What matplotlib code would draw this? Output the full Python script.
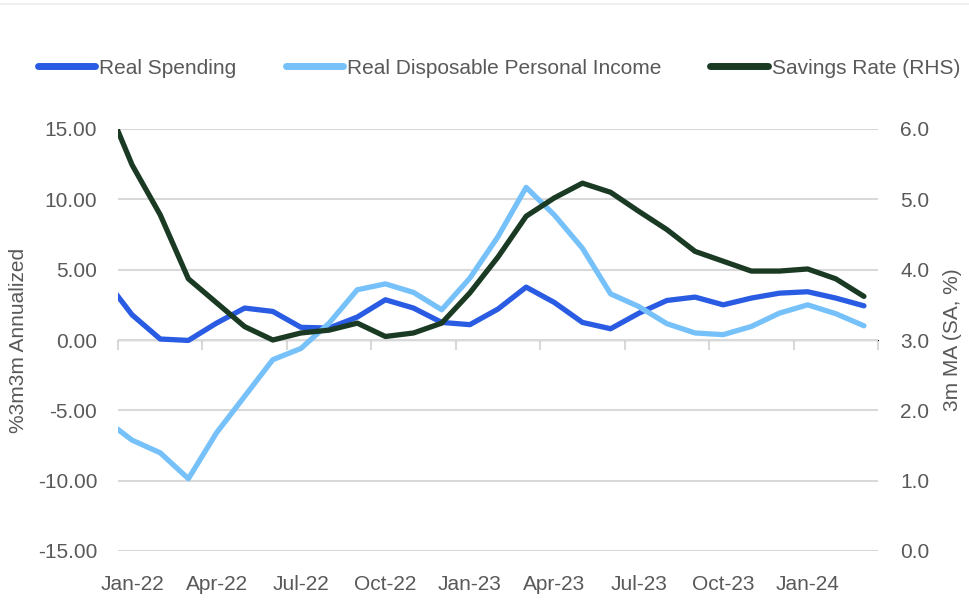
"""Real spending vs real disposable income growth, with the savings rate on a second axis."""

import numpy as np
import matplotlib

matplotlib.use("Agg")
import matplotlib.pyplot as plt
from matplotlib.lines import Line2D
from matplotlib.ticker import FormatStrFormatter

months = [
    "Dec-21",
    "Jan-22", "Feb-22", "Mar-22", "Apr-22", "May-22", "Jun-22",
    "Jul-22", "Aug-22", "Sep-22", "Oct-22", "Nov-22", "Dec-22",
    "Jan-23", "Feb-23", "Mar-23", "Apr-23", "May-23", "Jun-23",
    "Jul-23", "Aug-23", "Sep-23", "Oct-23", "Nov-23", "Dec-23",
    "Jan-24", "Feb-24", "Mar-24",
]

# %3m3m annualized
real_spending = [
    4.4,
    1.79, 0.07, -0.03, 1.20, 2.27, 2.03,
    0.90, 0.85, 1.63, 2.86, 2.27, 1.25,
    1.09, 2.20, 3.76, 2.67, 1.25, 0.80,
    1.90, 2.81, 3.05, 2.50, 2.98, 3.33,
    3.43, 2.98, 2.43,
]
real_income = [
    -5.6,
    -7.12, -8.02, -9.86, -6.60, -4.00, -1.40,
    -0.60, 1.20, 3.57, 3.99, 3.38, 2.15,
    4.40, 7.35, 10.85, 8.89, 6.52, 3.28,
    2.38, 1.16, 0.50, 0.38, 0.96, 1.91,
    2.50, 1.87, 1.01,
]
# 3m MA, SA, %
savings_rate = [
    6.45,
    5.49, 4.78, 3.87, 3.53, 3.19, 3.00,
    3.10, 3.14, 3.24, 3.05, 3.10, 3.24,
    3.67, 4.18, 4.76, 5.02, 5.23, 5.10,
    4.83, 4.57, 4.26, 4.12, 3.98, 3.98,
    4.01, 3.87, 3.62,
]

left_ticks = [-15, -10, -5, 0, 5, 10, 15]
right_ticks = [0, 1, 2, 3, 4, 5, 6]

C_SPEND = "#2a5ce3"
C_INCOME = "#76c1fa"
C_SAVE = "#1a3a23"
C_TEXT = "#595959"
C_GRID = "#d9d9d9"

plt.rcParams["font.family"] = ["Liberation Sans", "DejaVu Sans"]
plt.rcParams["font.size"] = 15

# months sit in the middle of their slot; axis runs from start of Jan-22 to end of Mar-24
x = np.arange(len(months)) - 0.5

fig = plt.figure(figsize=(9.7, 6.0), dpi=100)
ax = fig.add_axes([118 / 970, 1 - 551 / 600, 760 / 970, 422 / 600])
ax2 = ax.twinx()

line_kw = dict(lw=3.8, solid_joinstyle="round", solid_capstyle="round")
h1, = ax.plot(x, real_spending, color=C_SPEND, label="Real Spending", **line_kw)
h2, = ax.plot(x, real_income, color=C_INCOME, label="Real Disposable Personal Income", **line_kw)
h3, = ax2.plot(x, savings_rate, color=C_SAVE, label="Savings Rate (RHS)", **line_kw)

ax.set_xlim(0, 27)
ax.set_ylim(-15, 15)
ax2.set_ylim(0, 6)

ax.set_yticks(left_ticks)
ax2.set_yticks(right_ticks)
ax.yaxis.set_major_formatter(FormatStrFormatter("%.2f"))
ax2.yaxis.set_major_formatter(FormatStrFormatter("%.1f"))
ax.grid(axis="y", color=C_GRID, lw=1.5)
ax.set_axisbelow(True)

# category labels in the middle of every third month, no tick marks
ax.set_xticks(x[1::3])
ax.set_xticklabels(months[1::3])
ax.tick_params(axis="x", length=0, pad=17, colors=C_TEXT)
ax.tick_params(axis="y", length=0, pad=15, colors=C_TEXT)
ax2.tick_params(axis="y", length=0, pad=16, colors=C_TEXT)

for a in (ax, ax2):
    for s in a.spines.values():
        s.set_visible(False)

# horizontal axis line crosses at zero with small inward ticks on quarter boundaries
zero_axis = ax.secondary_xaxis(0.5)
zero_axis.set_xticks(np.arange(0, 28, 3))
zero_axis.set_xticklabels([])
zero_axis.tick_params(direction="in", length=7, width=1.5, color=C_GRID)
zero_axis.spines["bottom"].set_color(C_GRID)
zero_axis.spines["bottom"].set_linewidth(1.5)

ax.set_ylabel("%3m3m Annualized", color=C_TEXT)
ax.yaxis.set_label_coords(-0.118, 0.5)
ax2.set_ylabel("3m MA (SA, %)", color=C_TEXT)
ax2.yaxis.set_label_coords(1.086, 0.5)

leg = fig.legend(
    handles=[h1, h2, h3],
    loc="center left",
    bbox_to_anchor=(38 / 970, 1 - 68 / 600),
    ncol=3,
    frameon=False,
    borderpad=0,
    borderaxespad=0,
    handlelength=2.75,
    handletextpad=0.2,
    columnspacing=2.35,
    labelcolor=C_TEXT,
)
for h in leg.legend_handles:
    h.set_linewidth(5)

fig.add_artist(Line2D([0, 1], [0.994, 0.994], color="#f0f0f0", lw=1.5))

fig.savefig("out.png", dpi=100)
= = = = =
WHAT THE EXERCISE ASKS -
Repeat the data exactly, excluding the pictures.

EXPECTED ANSWER -
What matplotlib code would draw this? Output the full Python script.
"""Real spending vs real disposable income growth, with the savings rate on a second axis."""

import numpy as np
import matplotlib

matplotlib.use("Agg")
import matplotlib.pyplot as plt
from matplotlib.lines import Line2D
from matplotlib.ticker import FormatStrFormatter

months = [
    "Dec-21",
    "Jan-22", "Feb-22", "Mar-22", "Apr-22", "May-22", "Jun-22",
    "Jul-22", "Aug-22", "Sep-22", "Oct-22", "Nov-22", "Dec-22",
    "Jan-23", "Feb-23", "Mar-23", "Apr-23", "May-23", "Jun-23",
    "Jul-23", "Aug-23", "Sep-23", "Oct-23", "Nov-23", "Dec-23",
    "Jan-24", "Feb-24", "Mar-24",
]

# %3m3m annualized
real_spending = [
    4.4,
    1.79, 0.07, -0.03, 1.20, 2.27, 2.03,
    0.90, 0.85, 1.63, 2.86, 2.27, 1.25,
    1.09, 2.20, 3.76, 2.67, 1.25, 0.80,
    1.90, 2.81, 3.05, 2.50, 2.98, 3.33,
    3.43, 2.98, 2.43,
]
real_income = [
    -5.6,
    -7.12, -8.02, -9.86, -6.60, -4.00, -1.40,
    -0.60, 1.20, 3.57, 3.99, 3.38, 2.15,
    4.40, 7.35, 10.85, 8.89, 6.52, 3.28,
    2.38, 1.16, 0.50, 0.38, 0.96, 1.91,
    2.50, 1.87, 1.01,
]
# 3m MA, SA, %
savings_rate = [
    6.45,
    5.49, 4.78, 3.87, 3.53, 3.19, 3.00,
    3.10, 3.14, 3.24, 3.05, 3.10, 3.24,
    3.67, 4.18, 4.76, 5.02, 5.23, 5.10,
    4.83, 4.57, 4.26, 4.12, 3.98, 3.98,
    4.01, 3.87, 3.62,
]

left_ticks = [-15, -10, -5, 0, 5, 10, 15]
right_ticks = [0, 1, 2, 3, 4, 5, 6]

C_SPEND = "#2a5ce3"
C_INCOME = "#76c1fa"
C_SAVE = "#1a3a23"
C_TEXT = "#595959"
C_GRID = "#d9d9d9"

plt.rcParams["font.family"] = ["Liberation Sans", "DejaVu Sans"]
plt.rcParams["font.size"] = 15

# months sit in the middle of their slot; axis runs from start of Jan-22 to end of Mar-24
x = np.arange(len(months)) - 0.5

fig = plt.figure(figsize=(9.7, 6.0), dpi=100)
ax = fig.add_axes([118 / 970, 1 - 551 / 600, 760 / 970, 422 / 600])
ax2 = ax.twinx()

line_kw = dict(lw=3.8, solid_joinstyle="round", solid_capstyle="round")
h1, = ax.plot(x, real_spending, color=C_SPEND, label="Real Spending", **line_kw)
h2, = ax.plot(x, real_income, color=C_INCOME, label="Real Disposable Personal Income", **line_kw)
h3, = ax2.plot(x, savings_rate, color=C_SAVE, label="Savings Rate (RHS)", **line_kw)

ax.set_xlim(0, 27)
ax.set_ylim(-15, 15)
ax2.set_ylim(0, 6)

ax.set_yticks(left_ticks)
ax2.set_yticks(right_ticks)
ax.yaxis.set_major_formatter(FormatStrFormatter("%.2f"))
ax2.yaxis.set_major_formatter(FormatStrFormatter("%.1f"))
ax.grid(axis="y", color=C_GRID, lw=1.5)
ax.set_axisbelow(True)

# category labels in the middle of every third month, no tick marks
ax.set_xticks(x[1::3])
ax.set_xticklabels(months[1::3])
ax.tick_params(axis="x", length=0, pad=17, colors=C_TEXT)
ax.tick_params(axis="y", length=0, pad=15, colors=C_TEXT)
ax2.tick_params(axis="y", length=0, pad=16, colors=C_TEXT)

for a in (ax, ax2):
    for s in a.spines.values():
        s.set_visible(False)

# horizontal axis line crosses at zero with small inward ticks on quarter boundaries
zero_axis = ax.secondary_xaxis(0.5)
zero_axis.set_xticks(np.arange(0, 28, 3))
zero_axis.set_xticklabels([])
zero_axis.tick_params(direction="in", length=7, width=1.5, color=C_GRID)
zero_axis.spines["bottom"].set_color(C_GRID)
zero_axis.spines["bottom"].set_linewidth(1.5)

ax.set_ylabel("%3m3m Annualized", color=C_TEXT)
ax.yaxis.set_label_coords(-0.118, 0.5)
ax2.set_ylabel("3m MA (SA, %)", color=C_TEXT)
ax2.yaxis.set_label_coords(1.086, 0.5)

leg = fig.legend(
    handles=[h1, h2, h3],
    loc="center left",
    bbox_to_anchor=(38 / 970, 1 - 68 / 600),
    ncol=3,
    frameon=False,
    borderpad=0,
    borderaxespad=0,
    handlelength=2.75,
    handletextpad=0.2,
    columnspacing=2.35,
    labelcolor=C_TEXT,
)
for h in leg.legend_handles:
    h.set_linewidth(5)

fig.add_artist(Line2D([0, 1], [0.994, 0.994], color="#f0f0f0", lw=1.5))

fig.savefig("out.png", dpi=100)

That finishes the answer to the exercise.